Lo primero que hay que agradecer a quienes desde Hollywood decidieron resucitar a Tom y Jerry es que el gato y el ratón por excelencia de los dibujos animados conservaron su condición de personajes mudos. El sentido natural de sus andanzas (y eternas persecuciones, destrozando casi todo en medio de ellas) es el de buscar el efecto cómico en ese tipo de situaciones sin palabras, apoyadas nada más que en la imagen. Siempre se valoró el aporte de esta creación de William Hanna y Joseph Barbera a la historia de la comedia concebida a partir del lenguaje visual.
Pero este regreso está muy lejos de conseguir los mismos resultados. Como en Space Jam, los personajes dibujados se meten aquí en escenarios reales y en situaciones protagonizadas por personajes de carne y hueso de manera casi siempre forzada.

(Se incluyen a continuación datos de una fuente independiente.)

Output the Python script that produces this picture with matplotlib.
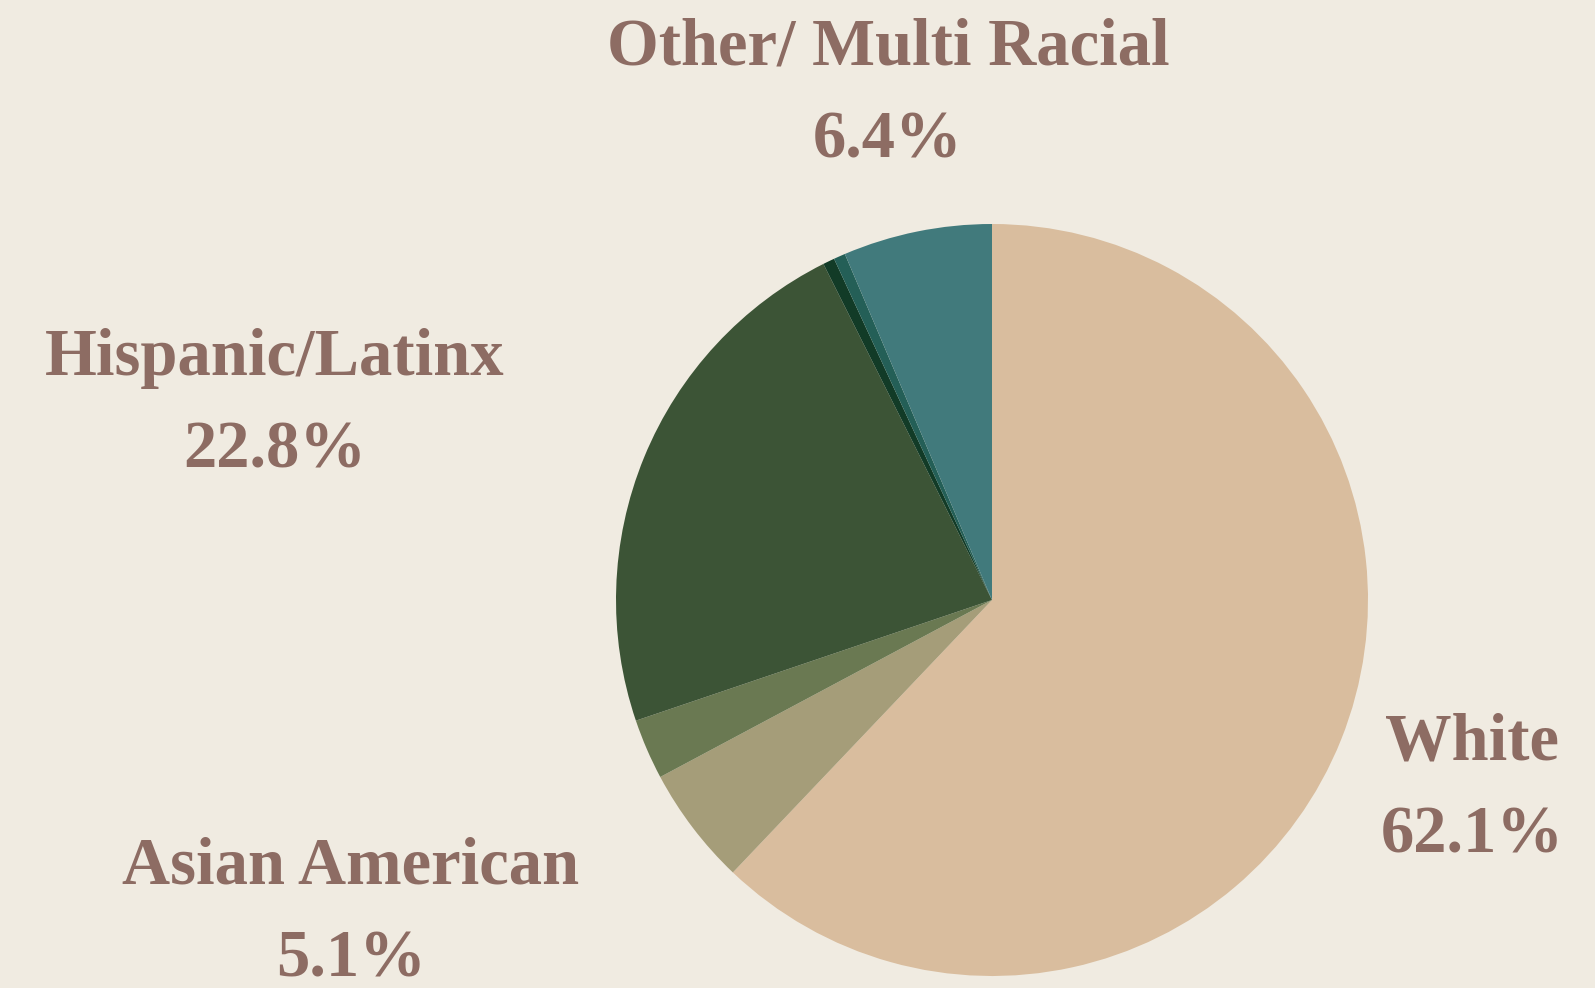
import matplotlib.pyplot as plt

# ethnicity breakdown, clockwise from the top
groups = ["White", "Asian American", "Native/Other", "Hispanic/Latinx",
          "Black", "Pacific Islander", "Other/ Multi Racial"]
shares = [62.1, 5.1, 2.6, 22.8, 0.5, 0.5, 6.4]
colors = ["#d9bd9e", "#a59d79", "#6a7952", "#3c5436",
          "#123b27", "#245f57", "#417a7c"]

# only the main groups get a label
label_names = ["Other/ Multi Racial", "Hispanic/Latinx", "Asian American", "White"]
label_vals = [6.4, 22.8, 5.1, 62.1]
label_pos = [(888, 48), (275, 358), (351, 867), (1472, 743)]

bg = "#f0ebe1"
txt = "#8d6c63"

W, H = 1595, 988
fig = plt.figure(figsize=(W / 100, H / 100), dpi=100, facecolor=bg)

cx, cy, r = 992, 600, 376
ax = fig.add_axes([(cx - r) / W, (H - cy - r) / H, 2 * r / W, 2 * r / H])
ax.set_facecolor(bg)
ax.pie(shares, colors=colors, startangle=90, counterclock=False,
       radius=1, wedgeprops=dict(linewidth=0))
ax.set_xlim(-1, 1)
ax.set_ylim(-1, 1)
ax.set_aspect("equal")
ax.axis("off")

for name, val, (x, y) in zip(label_names, label_vals, label_pos):
    fig.text(x / W, 1 - y / H, name, ha="center", va="center",
             fontsize=48, color=txt, family="Liberation Serif", weight="bold")
    fig.text(x / W, 1 - (y + 93) / H, f"{val}%", ha="center", va="center",
             fontsize=48, color=txt, family="Liberation Serif", weight="bold")

fig.savefig("out.png", dpi=100, facecolor=bg)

La excusa es integrar las corridas del gato y el ratón a toda velocidad (a veces demasiada) con la peripecia de una chica muy vivaracha (Chloë Grace Moretz, actuando a reglamento) que se apropia de una identidad ajena para trabajar en un hotel de lujo que se prepara para organizar una boda rutilante.
Animación y actuación de carne y hueso, en vez de integrarse, terminan acumuladas a la fuerza, sin sentido y con poquísima gracia, como si el gato y el ratón fuesen apenas un efecto especial más en vez de los protagonistas. Solo queda el modesto consuelo de disfrutar de los escenarios de una Nueva York que se mueve como si la pandemia nunca hubiese existido.